Google sued for scraping data in AI expansion bid; company veteran quits
One of Google's earliest employees will step back from an executive management role, having held a senior position at the company's cloud unit
Agencies In a proposed class action lawsuit, Alphabet’s Google was accused of allegedly misusing vast amounts of personal information and copyrighted material to train its artificial intelligence systems, a report by Reuters said.
According to the report, the complaint was filed in San Francisco federal court by eight individuals seeking to represent millions of internet users and copyright holders said Google’s unauthorised scraping of data from websites violated their privacy and property rights.
Google employee since ‘99 quits
One of Google’s earliest employees will step back from an executive management role, having held a senior position at the company’s cloud unit. Urs Hölzle joined the firm in 1999 as its eighth employee, and will now transition into a role as a Google Fellow, the company said.

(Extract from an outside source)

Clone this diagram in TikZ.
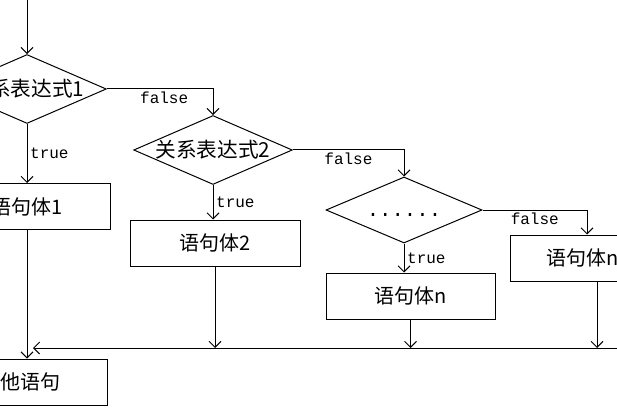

In Google’s early years, Hölzle was instrumental in building the unique computing machinery that supported its major services, letting the company expand quickly from search into mapping, video and countless other fields. Eventually, Google would package that computing infrastructure as the core selling point of its cloud division. More recently, Hölzle led Google’s push into making its own chips for processing AI, although the firm has been struggling to sell that hardware via cloud services. Hölzle is one of the last remaining Google employees that worked closely with company founders Larry Page and Sergey Brin.
CNBC earlier reported that Hölzle would become an “individual contributor” after more than two decades of leading technical teams, citing an internal email from Google Cloud Chief Executive Officer Thomas Kurian. The veteran will focus on articulating technical AI processes, facilitating discussions, and streamlining decision making.